The front cowl subassembly is in. The pedal assembly is in, the reservoir tank hoses shortened, and the brake and clutch lines wrapped, though nothing has been clamped down yet.
A lot of time seemed to vanish into clearing threaded holes and bores – a necessary evil – but bit by bit the garage floor is becoming visible again as parts slowly migrate back onto the chassis.
One nagging detail is the unpainted front steering arms… it’s always something.
Ugh, it’s hot, 97 deg in the garage. The steering was checked and there was some bump-steer, which was corrected by spacing the rack up a bit. During design I must have lost sight of “the forest for the trees” at some point and moved the lower front suspension points inward to improve roll-center behavior, forgetting that those points had already been set so the stock rack could be used in line with the lower A-arms. Such is design – and compromise. Oh well, fortunately it’s just embarrassing rather than anything serious. Tomorrow’s supposed to be “cooler”, down into the high 80s.
The day shot by. Checked the fuel tank (again) for leaks and it was a good thing, too. Not one, not two, but three leaks were missed during the first round! Making a gas tank is somewhat nerve-raking because after it’s filled with gas it becomes much less convenient to repair, which is why it was checked again. With it now good to go (fingers-crossed) it was installed from below and the under-frame installed. Clamps above the top corners keep it boxed-in without any direct contact (so in the event of an accident any mounts don’t tear a hole in the tank.)
Installed the wire harness – more or less. It’s just sitting in there loose with plenty of clamps left to install.
The rocker arm shown below is an example of, well, sloppy workmanship. It’s just the way it is with vendors who, even when explicitly told what to do, seem to do a half-assed job. If I wanted to be a pain I’d take the parts back and make them remove the overspray. Lucky for them I’m not one for confrontation – I just bitch about it on the Interweb… The unmasked holes aren’t too bad, just needing a reamer run through them (even though they were told to mask them.) The real pain is overspray in the bearing cups, where getting it out of the corners is a time-sink. Fortunately they managed to keep it out of the snap-ring grooves – if they’d be plugged with paint they’d have gone back.
The throttle cable end is a cute little assembly – as you will see I painted many of the little bits in lime green – they make a nice accent against the grey.
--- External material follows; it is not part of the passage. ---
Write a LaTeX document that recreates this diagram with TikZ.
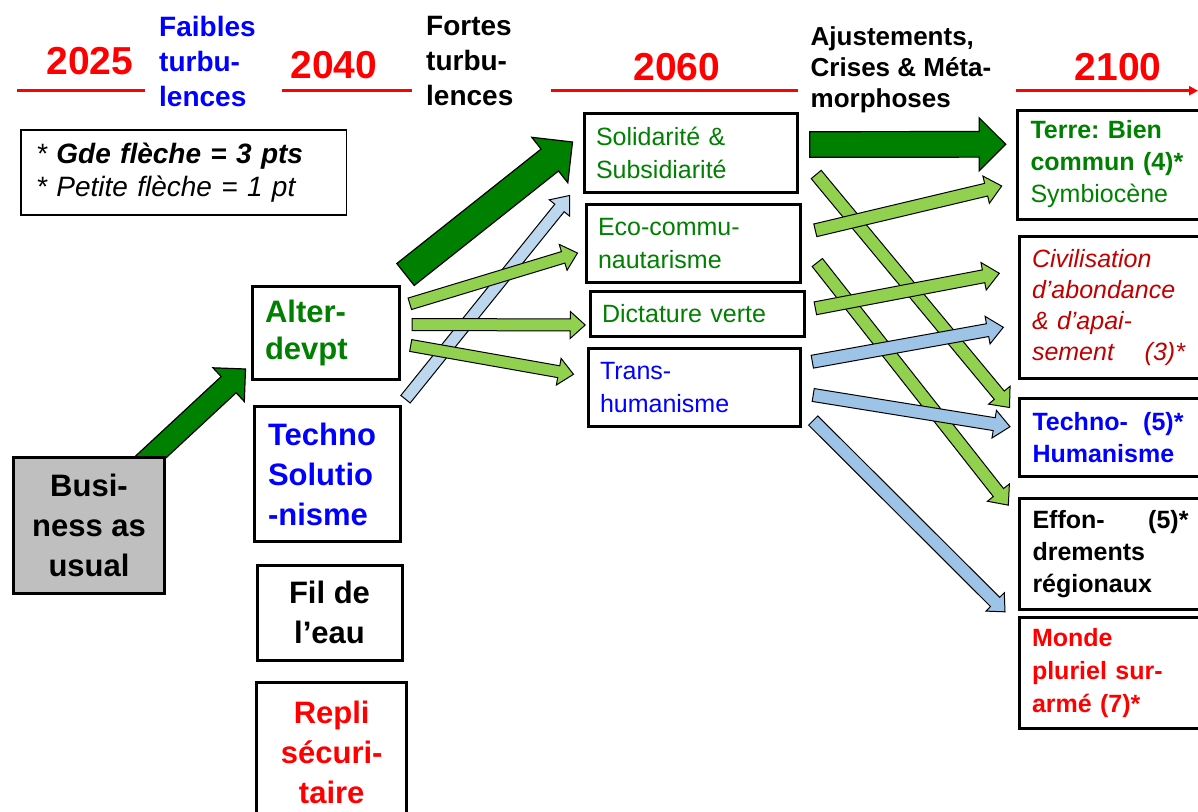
\documentclass[tikz,border=0pt]{standalone}
\usepackage{fontspec}
\setmainfont{Liberation Sans}
\usetikzlibrary{arrows.meta,calc,backgrounds}
\frenchspacing

\definecolor{vertfonce}{RGB}{0,128,0}
\definecolor{vertclair}{RGB}{146,208,80}
\definecolor{bleuclair}{RGB}{157,195,230}
\definecolor{bleupale}{RGB}{189,215,238}
\definecolor{rougefonce}{RGB}{192,0,0}
\definecolor{grisbau}{RGB}{191,191,191}

% block arrow: style, from, to, shaft half width, head half width, head length
\newcommand\fleche[6]{%
\coordinate (fa) at #2;
\coordinate (fb) at #3;
\coordinate (fc) at ($(fb)!#6!(fa)$);
\draw[#1] ($(fa)!#4!90:(fb)$) -- ($(fc)!#4!90:(fb)$) -- ($(fc)!#5!90:(fb)$) -- (fb)
  -- ($(fc)!#5!-90:(fb)$) -- ($(fc)!#4!-90:(fb)$) -- ($(fa)!#4!-90:(fb)$) -- cycle;
}

\begin{document}
\begin{tikzpicture}[x=1pt,y=-1pt,
boite/.style={
draw,
line width=3pt,
fill=white,
inner ysep=0pt
},
gauche/.style={boite,font=\fontsize{31}{40}\selectfont\bfseries},
milieu/.style={boite,inner xsep=12pt,align=left,font=\fontsize{25}{33}\selectfont},
droite/.style={boite,anchor=west,inner xsep=13pt,text width=190pt,align=left,font=\fontsize{25}{32}\selectfont},
titre/.style={anchor=north west,inner sep=0pt,align=left,font=\fontsize{28}{35}\selectfont\bfseries},
annee/.style={text=red,inner sep=0pt,font=\fontsize{39}{40}\selectfont\bfseries},
ligne/.style={red,line width=3pt},
grande/.style={fill=vertfonce,draw=black,line width=1.2pt},
petitev/.style={fill=vertclair,draw=black,line width=1pt},
petiteb/.style={fill=bleuclair,draw=black,line width=1pt},
petitep/.style={fill=bleupale,draw=black,line width=1pt}]

\useasboundingbox (0,0) rectangle (1198,811);
\clip (0,0) rectangle (1198,811);

% time line
\node (a2025) [annee] at (90,61) {2025};
\node (a2040) [annee] at (334,65) {2040};
\node (a2060) [annee] at (677,67) {2060};
\node (a2100) [annee] at (1118,67) {2100};
\draw[ligne] (17,90.7) -- (145,90.7);
\draw[ligne] (282,90.7) -- (412,90.7);
\draw[ligne] (551,90.7) -- (797.6,90.7);
\draw[ligne,-{Triangle[length=9pt,width=9pt]}] (1015.6,90.7) -- (1198,90.7);
\node (faibles) [titre,text=blue] at (159,16.5) {Faibles\\turbu-\\lences};
\node (fortes) [titre] at (426,16.5) {Fortes\\turbu-\\lences};
\node (ajust) [titre,font=\fontsize{26}{31}\selectfont\bfseries] at (810.5,26) {Ajustements,\\Crises \& Méta-\\morphoses};

\node (legende) [draw,line width=1.3pt,minimum width=325.4pt,minimum height=85pt,text width=295pt,inner xsep=15pt,align=left,font=\fontsize{28}{33}\selectfont\itshape] at (183.7,172.5) {* \textbf{Gde flèche = 3 pts}\\{}* Petite flèche = 1 pt};

% 2025 - 2040
\node (bau) [gauche,fill=grisbau,minimum width=151pt,minimum height=135.5pt,align=center] at (89,525.3) {Busi-\\ness as\\usual};
\node (alter) [gauche,text=vertfonce,minimum height=93pt,text width=121pt,inner xsep=13pt,align=left,font=\fontsize{31}{37}\selectfont\bfseries] at (325.5,332.5) {Alter-\\devpt};
\node (techno) [gauche,text=blue,minimum height=135pt,text width=118pt,inner xsep=14pt,align=left] at (327,474.2) {Techno\\Solutio\\-nisme};
\node (fil) [gauche,minimum width=145pt,minimum height=95pt,align=center] at (329.5,612.5) {Fil de\\l’eau};
\node (repli) [gauche,text=red,minimum width=149.5pt,minimum height=140pt,align=center] at (331.7,752.7) {Repli\\sécuri-\\taire};

% 2060
\node (sol) [milieu,text=vertfonce,minimum height=79pt,text width=189.6pt] at (690.8,152.5) {Solidarité \&\\Subsidiarité};
\node (eco) [milieu,text=vertfonce,minimum height=77.7pt,text width=190pt] at (693,243.8) {Eco-commu-\\nautarisme};
\node (dict) [milieu,text=vertfonce,minimum height=45pt,text width=190.5pt] at (697.3,313.5) {Dictature verte};
\node (trans) [milieu,text=blue,minimum height=78.4pt,text width=188pt] at (694,387.5) {Trans-\\humanisme};

% 2100
\node (terre) [droite,text=vertfonce,minimum height=109pt] at (1016,164.5) {\textbf{Terre: Bien}\\\textbf{commun (4)*}\\Symbiocène};
\node (civ) [droite,text=rougefonce,minimum height=142.3pt,font=\fontsize{25}{31}\selectfont\itshape] at (1017.5,307.8) {Civilisation\\d’abondance\\\& d’apai-\\\makebox[153pt][l]{sement\hfill(3)*}};
\node (th) [droite,text=blue,minimum height=78.4pt,font=\fontsize{25}{32}\selectfont\bfseries] at (1018,437.5) {\makebox[151pt][l]{Techno-\hfill(5)*}\\Humanisme};
\node (eff) [droite,minimum height=110.5pt,font=\fontsize{25}{32}\selectfont\bfseries] at (1018,554.2) {\makebox[156pt][l]{Effon-\hfill(5)*}\\drements\\régionaux};
\node (monde) [droite,text=red,minimum height=110.8pt,font=\fontsize{25}{33}\selectfont\bfseries] at (1017.5,672.9) {Monde\\pluriel sur-\\armé (7)*};

% arrows
\begin{pgfonlayer}{background}
\fleche{grande}{($(bau.north east)+(-25,10)$)}{($(alter.west)+(-5,36.5)$)}{11pt}{23pt}{23pt}
\end{pgfonlayer}
\fleche{grande}{($(alter.north east)+(5,-10)$)}{($(sol.west)+(-10,-10.5)$)}{14pt}{29pt}{29pt}
\fleche{petitep}{($(techno.north east)+(4,-6)$)}{($(sol.south west)+(-13,2)$)}{6pt}{13pt}{16pt}
\fleche{petitev}{($(alter.east)+(9.3,-28.7)$)}{($(eco.west)+(-7,9.2)$)}{6pt}{13.5pt}{15pt}
\fleche{petitev}{($(alter.east)+(11.7,-8)$)}{($(dict.west)+(-3.3,11.5)$)}{6pt}{13.5pt}{15pt}
\fleche{petitev}{($(alter.east)+(10.2,13)$)}{($(trans.west)+(-13,-13.2)$)}{6pt}{13.5pt}{15pt}

\fleche{grande}{($(sol.east)+(10.7,-8)$)}{($(terre.west)+(-10.3,-20.2)$)}{12.8pt}{26.5pt}{26.5pt}
\fleche{petitev}{($(sol.east)+(17.1,22)$)}{($(th.north west)+(-8.5,10.7)$)}{6.5pt}{14pt}{16pt}
\fleche{petitev}{($(eco.east)+(15.8,18.7)$)}{($(eff.north west)+(-9.7,7.7)$)}{6.5pt}{14pt}{16pt}
\fleche{petiteb}{($(trans.east)+(11.7,33)$)}{($(monde.north west)+(-12.5,-4.2)$)}{6.5pt}{13pt}{14pt}
\fleche{petitev}{($(eco.east)+(13.8,-13.5)$)}{($(terre.west)+(-14.3,21.5)$)}{6.5pt}{14pt}{16pt}
\fleche{petitev}{($(dict.east)+(9.3,-5.2)$)}{($(civ.west)+(-18.2,-34.5)$)}{6.5pt}{14pt}{16pt}
\fleche{petiteb}{($(trans.east)+(10.8,-25.8)$)}{($(civ.west)+(-14.2,19.5)$)}{6.5pt}{14pt}{16pt}
\fleche{petiteb}{($(trans.east)+(11.7,7.5)$)}{($(th.west)+(-8,-10.8)$)}{6.5pt}{14pt}{16pt}
\end{tikzpicture}
\end{document}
The last picture shows the magnitude of the mess. Virtually everything has to be reinstalled so it’s hard to not jump from one task to another. Because the beta-builder said that his car has bumpsteer issues, that’s eating at me enough that the front suspension will be installed early in the build-up so that can be checked. Not knowing is worse than finding it incorrect. Among the mess on the floor is a tap – absolutely necessary to run it through every threaded insert else the rod ends will jam up bad.
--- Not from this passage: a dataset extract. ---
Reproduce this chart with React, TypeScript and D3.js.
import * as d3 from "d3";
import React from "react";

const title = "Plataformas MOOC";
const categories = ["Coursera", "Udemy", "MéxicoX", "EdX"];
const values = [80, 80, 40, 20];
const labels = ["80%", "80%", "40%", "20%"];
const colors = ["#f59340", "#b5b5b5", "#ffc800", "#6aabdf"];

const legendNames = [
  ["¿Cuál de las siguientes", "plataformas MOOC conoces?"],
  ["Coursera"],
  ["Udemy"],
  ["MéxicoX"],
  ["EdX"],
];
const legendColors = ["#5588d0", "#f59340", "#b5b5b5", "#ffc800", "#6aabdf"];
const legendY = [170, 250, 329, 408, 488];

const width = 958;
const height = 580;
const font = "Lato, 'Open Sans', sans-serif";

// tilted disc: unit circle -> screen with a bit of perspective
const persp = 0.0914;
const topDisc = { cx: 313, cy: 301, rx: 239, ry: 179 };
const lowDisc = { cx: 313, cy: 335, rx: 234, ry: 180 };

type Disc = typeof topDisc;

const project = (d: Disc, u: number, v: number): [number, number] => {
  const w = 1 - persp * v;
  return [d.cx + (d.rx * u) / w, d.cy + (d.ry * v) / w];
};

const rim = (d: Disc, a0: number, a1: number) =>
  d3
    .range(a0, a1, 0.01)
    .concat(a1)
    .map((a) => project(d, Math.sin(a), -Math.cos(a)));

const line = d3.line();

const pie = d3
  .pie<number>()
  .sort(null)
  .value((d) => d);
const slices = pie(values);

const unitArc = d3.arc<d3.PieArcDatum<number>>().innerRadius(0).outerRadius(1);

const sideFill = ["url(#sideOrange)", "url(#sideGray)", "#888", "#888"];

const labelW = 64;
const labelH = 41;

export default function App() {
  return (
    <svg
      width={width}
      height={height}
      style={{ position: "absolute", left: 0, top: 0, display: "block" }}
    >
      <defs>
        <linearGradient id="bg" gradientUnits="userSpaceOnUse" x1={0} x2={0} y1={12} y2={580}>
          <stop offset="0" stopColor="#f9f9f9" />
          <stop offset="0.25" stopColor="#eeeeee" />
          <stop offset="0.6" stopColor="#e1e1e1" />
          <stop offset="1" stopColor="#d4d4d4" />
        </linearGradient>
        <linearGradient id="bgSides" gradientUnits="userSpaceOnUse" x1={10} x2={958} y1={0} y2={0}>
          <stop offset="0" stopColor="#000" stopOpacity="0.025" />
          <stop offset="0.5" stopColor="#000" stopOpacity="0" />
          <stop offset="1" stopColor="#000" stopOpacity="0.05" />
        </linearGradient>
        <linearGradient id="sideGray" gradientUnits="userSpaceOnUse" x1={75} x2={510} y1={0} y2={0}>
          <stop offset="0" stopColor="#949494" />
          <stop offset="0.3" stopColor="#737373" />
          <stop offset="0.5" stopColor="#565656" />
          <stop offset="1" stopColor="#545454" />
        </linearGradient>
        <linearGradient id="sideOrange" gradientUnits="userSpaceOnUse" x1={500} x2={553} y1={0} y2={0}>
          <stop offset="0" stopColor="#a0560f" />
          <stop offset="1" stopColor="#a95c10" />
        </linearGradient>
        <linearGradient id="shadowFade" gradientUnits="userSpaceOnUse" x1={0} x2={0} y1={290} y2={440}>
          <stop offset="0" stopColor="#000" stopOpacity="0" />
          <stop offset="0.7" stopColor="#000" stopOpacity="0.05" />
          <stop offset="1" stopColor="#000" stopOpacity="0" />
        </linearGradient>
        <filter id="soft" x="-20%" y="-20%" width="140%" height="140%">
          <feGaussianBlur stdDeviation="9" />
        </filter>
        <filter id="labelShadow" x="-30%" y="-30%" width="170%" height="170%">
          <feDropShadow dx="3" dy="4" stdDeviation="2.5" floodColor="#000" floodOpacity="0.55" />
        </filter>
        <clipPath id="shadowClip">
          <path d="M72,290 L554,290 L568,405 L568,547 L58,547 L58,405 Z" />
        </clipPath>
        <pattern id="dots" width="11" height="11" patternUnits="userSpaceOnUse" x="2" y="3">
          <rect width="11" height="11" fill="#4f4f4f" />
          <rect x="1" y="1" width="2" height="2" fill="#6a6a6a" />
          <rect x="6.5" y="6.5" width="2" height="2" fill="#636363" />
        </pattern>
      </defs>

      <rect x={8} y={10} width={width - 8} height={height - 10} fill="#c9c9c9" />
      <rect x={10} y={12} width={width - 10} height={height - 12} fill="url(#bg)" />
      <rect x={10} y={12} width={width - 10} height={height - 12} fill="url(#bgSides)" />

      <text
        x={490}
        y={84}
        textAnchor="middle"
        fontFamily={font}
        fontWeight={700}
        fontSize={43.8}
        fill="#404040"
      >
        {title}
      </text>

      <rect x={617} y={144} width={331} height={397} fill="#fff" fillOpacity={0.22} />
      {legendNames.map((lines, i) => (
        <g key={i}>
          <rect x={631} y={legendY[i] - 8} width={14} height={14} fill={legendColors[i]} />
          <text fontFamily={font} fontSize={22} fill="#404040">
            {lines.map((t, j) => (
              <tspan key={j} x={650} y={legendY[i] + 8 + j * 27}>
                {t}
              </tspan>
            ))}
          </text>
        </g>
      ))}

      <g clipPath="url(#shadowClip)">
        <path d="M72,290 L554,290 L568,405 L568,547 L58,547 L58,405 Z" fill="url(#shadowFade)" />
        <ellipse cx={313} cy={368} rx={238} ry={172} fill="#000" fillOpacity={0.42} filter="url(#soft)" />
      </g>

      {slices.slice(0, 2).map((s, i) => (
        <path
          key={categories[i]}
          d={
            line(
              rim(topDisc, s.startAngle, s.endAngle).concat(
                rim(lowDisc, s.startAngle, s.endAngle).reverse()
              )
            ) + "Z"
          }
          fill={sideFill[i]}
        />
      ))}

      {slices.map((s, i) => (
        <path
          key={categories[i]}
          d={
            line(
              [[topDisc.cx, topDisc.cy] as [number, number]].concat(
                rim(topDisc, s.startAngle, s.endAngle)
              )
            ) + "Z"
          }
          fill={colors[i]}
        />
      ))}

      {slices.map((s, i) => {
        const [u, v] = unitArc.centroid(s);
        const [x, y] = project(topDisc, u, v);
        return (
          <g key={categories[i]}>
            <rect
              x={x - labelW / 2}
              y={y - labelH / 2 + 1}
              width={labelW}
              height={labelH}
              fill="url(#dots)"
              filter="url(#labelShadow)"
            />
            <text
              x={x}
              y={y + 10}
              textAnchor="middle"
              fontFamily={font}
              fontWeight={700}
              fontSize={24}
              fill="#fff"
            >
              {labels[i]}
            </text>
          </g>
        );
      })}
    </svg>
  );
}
Someone asked why there are small holes in the floor panel bays. That was a lesson learned on Kimini, where pebbles and sand collecting on the floor with no way out. It drove me nuts to hear it rattle back and forth on twisty roads, and having to vacuum it out. Then there’s the inevitability of the car someday getting caught in the rain; it needs a way out else it becomes a pond on wheels.
750 rivets later and the floor panels are in; the open gap being where the fuel tank slides in. On the floor in the second picture is a pneumatic rivet gun – highly recommended! I must have used a slightly different size drill bit for the rivets on Kimini. There they went right in while on Midlana I’m having to drill out the paint on every rivet hole. Found a few incomplete (non-critical thankfully) welds… oops. Found a few hiding bits and pieces in the garage which should have been painted; they’ll be dropped off tomorrow. A few other bits will be left as bare aluminum but Alodine-coated, which looks nice and is easy to do. Realized that I’d completely forgotten about the wire harness on the engine which still needs wrapping.>
Almost ended up with a second dog. I was walking Midi when a tan pitbull-mix came running up – always a dicey situation but he was young and very playful. Looked around and there was no owner and he had no tags. He ended up following us all the way home but was uninterested when offered food and water. He was a bit skittish, much like Midi when we got him (Midi was found on the street, too.) Being a holiday there was no way to take him to the Humane Society and I didn’t trust putting the two of them in our yard until I knew they’d really get along, especially since Midi is very defensive of the yard. The dog ended up getting distracted by another dog being walked by and followed it – I wish him well. Later, Midi was taking a nap and dreaming, wagging his tail – with his hair standing up on his back, he must have been playing with his new friend. If it hadn’t been a holiday… well, who knows.
Started in on putting the car together. Not much to see yet because much of the day was spent running reamers through mounting holes, and taps through various threaded bores. Then there was installing various rivnuts, followed by the the two footwell panels. As of tonight all that’s installed are the coolant tubes down the center, the footwell panels, and one floor panel. I have tomorrow off and will post pictures then, but at least things are moving.
In other news I’m building a new pc to replace this one that’s getting flakey. It’s amazing how much technology has moved along and once again I’m reminded of the huge drop on harddrive prices. In the mid-1990’s I built a pc where it cost $1 per MB , now it’s $0.001 – one thousandth as much. Also, the solid state drives (SSD) are just amazing. From pushing the on-button to when Windows is up and running takes 18 seconds. As fast as the machine is though, it’s taking literally days to move all the software over so it runs the same as it does on this one. Still a couple of program files to move but no, it’s not taking time away from car construction.